◆ **Exercise instructions**
Copy exactly the lines from the beginning of the data down to and including the line holding "(0,0) rectangle (1344,1008);", without any pictures.

◆ **Data segment**
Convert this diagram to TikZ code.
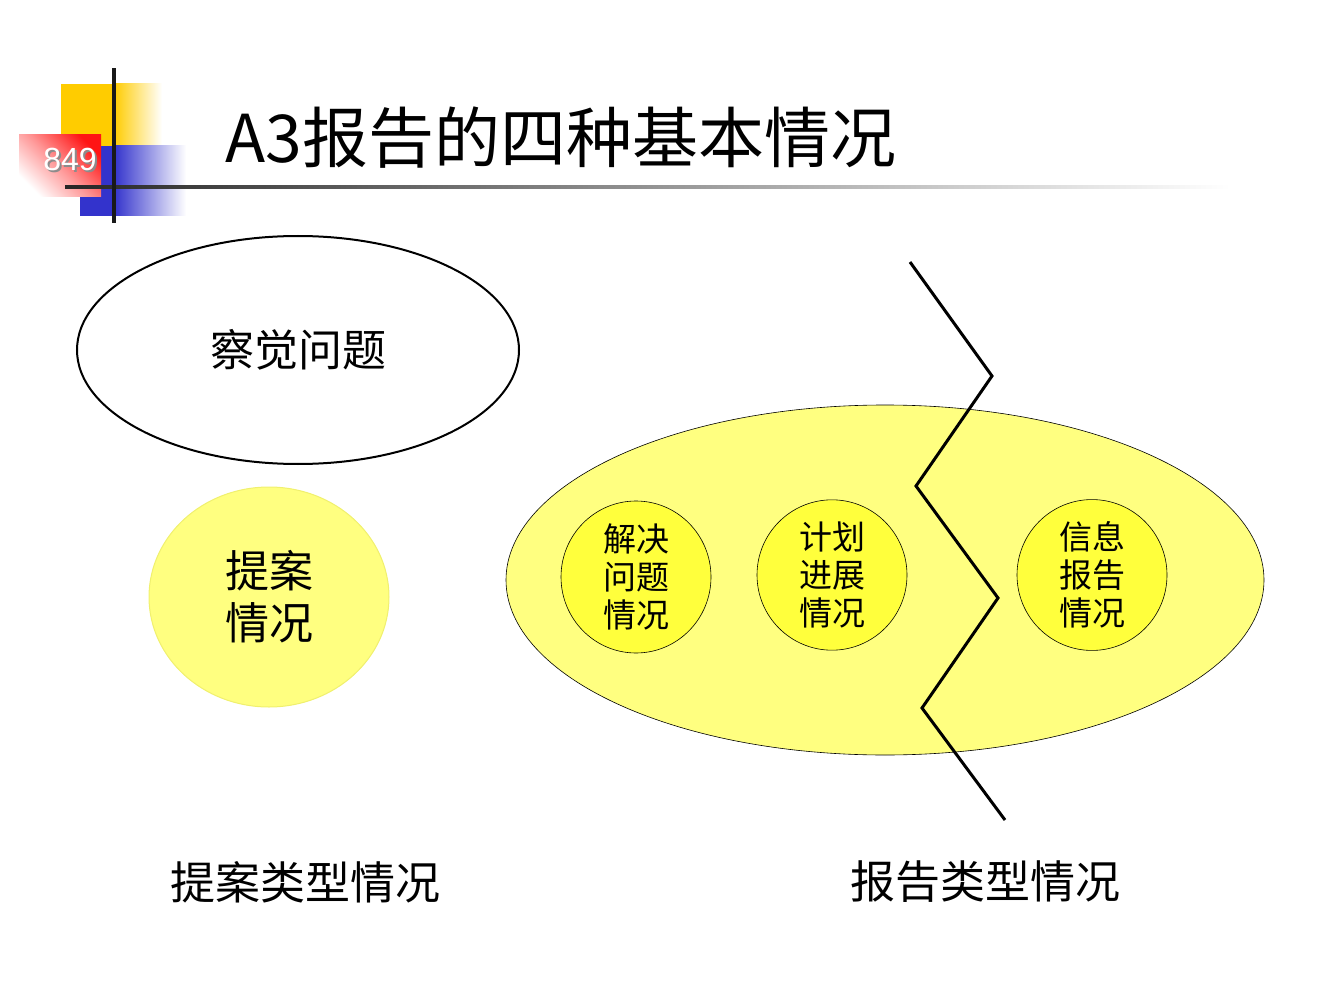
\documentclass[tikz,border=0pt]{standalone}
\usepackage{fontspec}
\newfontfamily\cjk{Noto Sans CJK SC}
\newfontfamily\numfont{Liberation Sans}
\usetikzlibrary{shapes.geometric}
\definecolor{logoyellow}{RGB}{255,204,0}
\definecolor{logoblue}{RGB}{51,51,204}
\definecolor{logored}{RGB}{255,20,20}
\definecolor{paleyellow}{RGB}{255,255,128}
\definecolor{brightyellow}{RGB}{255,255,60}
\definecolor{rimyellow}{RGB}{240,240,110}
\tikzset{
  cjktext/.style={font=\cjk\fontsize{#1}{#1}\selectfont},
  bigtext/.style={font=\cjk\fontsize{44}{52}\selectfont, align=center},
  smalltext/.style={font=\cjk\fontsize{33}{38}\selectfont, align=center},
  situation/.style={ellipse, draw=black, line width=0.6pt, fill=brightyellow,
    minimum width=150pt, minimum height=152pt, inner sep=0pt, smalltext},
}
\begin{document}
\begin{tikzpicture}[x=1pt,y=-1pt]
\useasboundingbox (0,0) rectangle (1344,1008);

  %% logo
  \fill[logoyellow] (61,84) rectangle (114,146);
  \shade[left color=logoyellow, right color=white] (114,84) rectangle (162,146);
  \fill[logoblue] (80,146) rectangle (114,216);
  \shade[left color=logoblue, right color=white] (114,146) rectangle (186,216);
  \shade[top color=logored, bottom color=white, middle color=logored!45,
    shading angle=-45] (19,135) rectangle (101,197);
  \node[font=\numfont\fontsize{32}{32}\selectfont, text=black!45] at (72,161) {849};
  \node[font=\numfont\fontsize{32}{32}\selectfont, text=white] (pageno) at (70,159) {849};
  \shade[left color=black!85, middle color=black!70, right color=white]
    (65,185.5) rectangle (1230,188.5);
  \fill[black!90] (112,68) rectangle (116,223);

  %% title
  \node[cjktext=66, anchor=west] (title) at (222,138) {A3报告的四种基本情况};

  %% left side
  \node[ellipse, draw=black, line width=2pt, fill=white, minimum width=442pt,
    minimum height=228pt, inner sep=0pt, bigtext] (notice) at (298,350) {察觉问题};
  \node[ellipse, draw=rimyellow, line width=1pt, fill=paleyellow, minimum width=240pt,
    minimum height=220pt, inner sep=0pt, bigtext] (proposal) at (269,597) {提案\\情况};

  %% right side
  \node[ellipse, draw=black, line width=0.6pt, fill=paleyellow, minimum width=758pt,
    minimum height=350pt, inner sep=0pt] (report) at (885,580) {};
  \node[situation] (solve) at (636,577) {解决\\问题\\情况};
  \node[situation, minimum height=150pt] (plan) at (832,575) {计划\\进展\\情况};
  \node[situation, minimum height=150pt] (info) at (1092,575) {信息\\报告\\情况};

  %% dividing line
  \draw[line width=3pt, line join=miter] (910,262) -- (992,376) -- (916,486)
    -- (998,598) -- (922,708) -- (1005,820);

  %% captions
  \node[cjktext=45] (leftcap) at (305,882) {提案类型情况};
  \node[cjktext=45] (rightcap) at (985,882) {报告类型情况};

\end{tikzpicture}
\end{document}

◆ **Problem solution**
Convert this diagram to TikZ code.
\documentclass[tikz,border=0pt]{standalone}
\usepackage{fontspec}
\newfontfamily\cjk{Noto Sans CJK SC}
\newfontfamily\numfont{Liberation Sans}
\usetikzlibrary{shapes.geometric}
\definecolor{logoyellow}{RGB}{255,204,0}
\definecolor{logoblue}{RGB}{51,51,204}
\definecolor{logored}{RGB}{255,20,20}
\definecolor{paleyellow}{RGB}{255,255,128}
\definecolor{brightyellow}{RGB}{255,255,60}
\definecolor{rimyellow}{RGB}{240,240,110}
\tikzset{
  cjktext/.style={font=\cjk\fontsize{#1}{#1}\selectfont},
  bigtext/.style={font=\cjk\fontsize{44}{52}\selectfont, align=center},
  smalltext/.style={font=\cjk\fontsize{33}{38}\selectfont, align=center},
  situation/.style={ellipse, draw=black, line width=0.6pt, fill=brightyellow,
    minimum width=150pt, minimum height=152pt, inner sep=0pt, smalltext},
}
\begin{document}
\begin{tikzpicture}[x=1pt,y=-1pt]
\useasboundingbox (0,0) rectangle (1344,1008);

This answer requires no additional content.